No, it couldn't. Normally large copies are delegated to memcpy call. And that woudn't work with volatile, for obvious reason. Compiler doesn't include any special optimizations for large copies because memcpy is supposed to have them already.
And it also tells compiler that no one else would change it behind compiler's back.
Precisely. What exact rules pointers have to follow is still under active discussion, but pointers exist specifically to relax these restrictions… the only question is how much they relax them.
More information in that blog post, but the core idea is that: it's not possible to satisfy everyone simultaneously thus there are few competing offers — and the less you ask from the memory model the more likely is that your program wouldn't need to be changed later. In particular guarantees that references provide to safe Rust code are the most onerous and the least likely to ever be broken.

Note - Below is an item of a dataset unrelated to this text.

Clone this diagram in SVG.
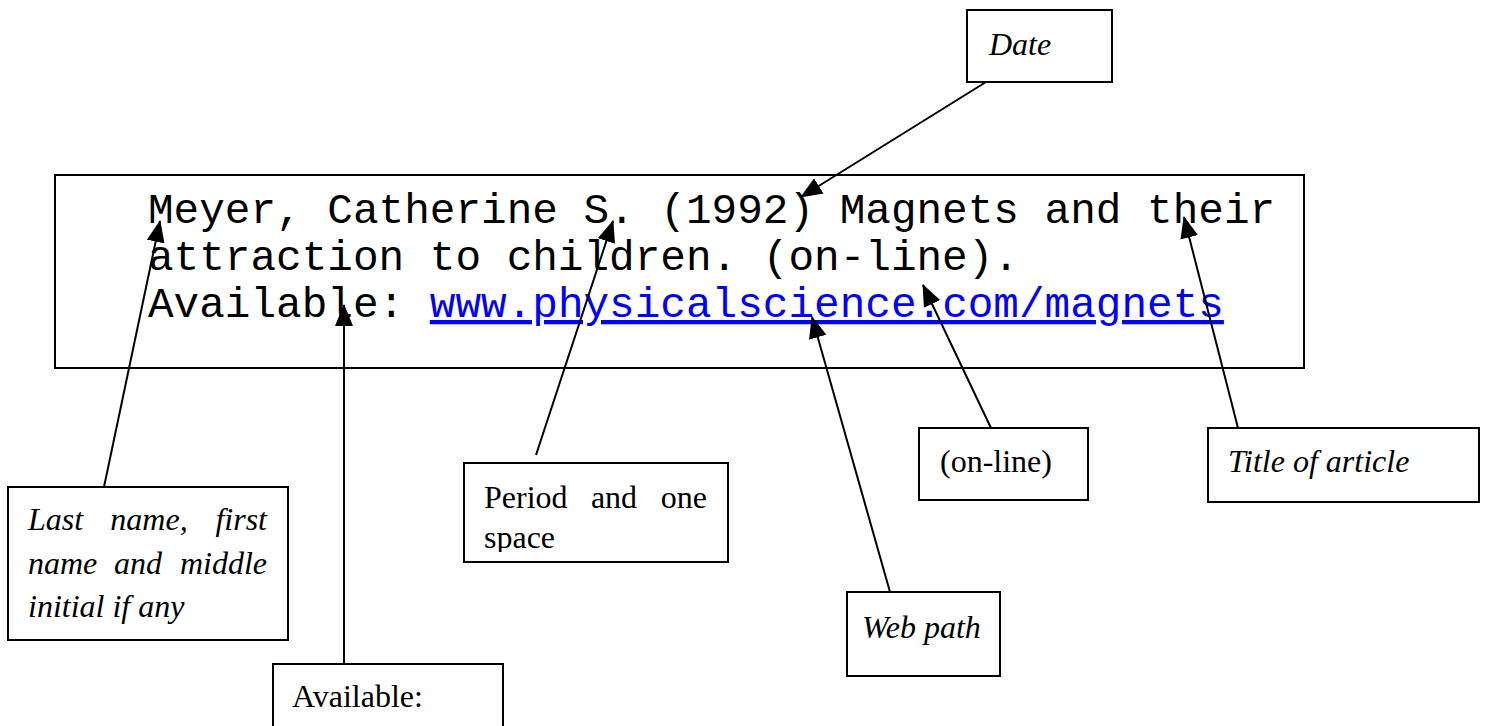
<svg xmlns="http://www.w3.org/2000/svg" width="1492" height="726" viewBox="0 0 1492 726">
<style>
.box{fill:#fff;stroke:#000;stroke-width:2}
.lbl{font-family:"Liberation Serif","Times New Roman",serif;font-size:32px;fill:#000}
.it{font-style:italic}
.end{text-anchor:end}
.mid{text-anchor:middle}
.mono{font-family:"Liberation Mono","Courier New",monospace;font-size:42.7px;fill:#000}
.link{fill:#0000ff;text-decoration:underline}
.conn{stroke:#000;stroke-width:2;fill:none;marker-end:url(#ah)}
</style>
<defs>
<marker id="ah" markerUnits="userSpaceOnUse" markerWidth="22" markerHeight="18" viewBox="0 0 22 18" refX="21" refY="9" orient="auto">
<path d="M0,0 L22,9 L0,18 Z" fill="#000"/>
</marker>
<clipPath id="clipPeriod"><rect x="464" y="463" width="264" height="89"/></clipPath>
</defs>
<g id="main">
<rect class="box" x="55" y="175" width="1249" height="193"/>
<text class="mono" x="148" y="223">Meyer, Catherine S. (1992) Magnets and their</text>
<text class="mono" x="148" y="270">attraction to children. (on-line).</text>
<text class="mono" x="148" y="317">Available: <tspan class="link">www.physicalscience.com/magnets</tspan></text>
</g>
<g id="date">
<rect class="box" x="967" y="10" width="145" height="72"/>
<text class="lbl it" x="989" y="55">Date</text>
</g>
<g id="lastname">
<rect class="box" x="8" y="487" width="280" height="153"/>
<text class="lbl it" x="28" y="530">Last</text>
<text class="lbl it mid" x="149" y="530">name,</text>
<text class="lbl it end" x="267" y="530">first</text>
<text class="lbl it" x="28" y="574">name</text>
<text class="lbl it mid" x="138" y="574">and</text>
<text class="lbl it end" x="267" y="574">middle</text>
<text class="lbl it" x="28" y="617">initial if any</text>
</g>
<g id="period">
<rect class="box" x="464" y="463" width="264" height="99"/>
<g clip-path="url(#clipPeriod)">
<text class="lbl" x="484" y="508">Period</text>
<text class="lbl mid" x="614" y="508">and</text>
<text class="lbl end" x="707" y="508">one</text>
<text class="lbl" x="484" y="548">space</text>
</g>
</g>
<g id="available">
<rect class="box" x="273" y="664" width="230" height="70"/>
<text class="lbl" x="292" y="707">Available:</text>
</g>
<g id="online">
<rect class="box" x="919" y="428" width="169" height="72"/>
<text class="lbl" x="940" y="472">(on-line)</text>
</g>
<g id="title">
<rect class="box" x="1208" y="428" width="271" height="74"/>
<text class="lbl it" x="1228" y="472">Title of article</text>
</g>
<g id="webpath">
<rect class="box" x="847" y="592" width="153" height="84"/>
<text class="lbl it" x="862" y="638">Web path</text>
</g>
<g id="connectors">
<line class="conn" x1="986" y1="82" x2="801" y2="197"/>
<line class="conn" x1="104" y1="487" x2="160" y2="221"/>
<line class="conn" x1="344" y1="664" x2="344" y2="305"/>
<line class="conn" x1="536" y1="455" x2="613" y2="221"/>
<line class="conn" x1="890" y1="592" x2="812" y2="317"/>
<line class="conn" x1="991" y1="428" x2="923" y2="285"/>
<line class="conn" x1="1238" y1="428" x2="1184" y2="217"/>
</g>
</svg>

This needs to be atomics. Volatile is for interacting with non-main memory.
This concern is incompatible with your assertion that it is synchronized by other means. If the synchronization was done, then the CPU can't read wrong data because it's synchronized. If the data is being concurrently written, then you didn't synchronize with those writes.
Look into atomic ring buffer libraries for an example of how to do properly synchronized IPC.
This isn't main memory, it is a dedicated shared memory disjoint to the firmware memory map. As for the synchronization mechanism (for simplicity) consider a register that is written by the "producer" processor once it is done populating the shared buffer and cleared by the "consumer" once it is done reading it. Rust or ISA level atomics won't really help here because they only promise atomic access with respect to the threads running on the same processor.
From description it doesn't look like you need atomics or volatile here at all. You would just need fence there.
“Producer processor” couldn't write into register of the “consumer processor” thus your mechanism would need to provide some way of ensuring “happens before” relationship between them. Most likely atomic.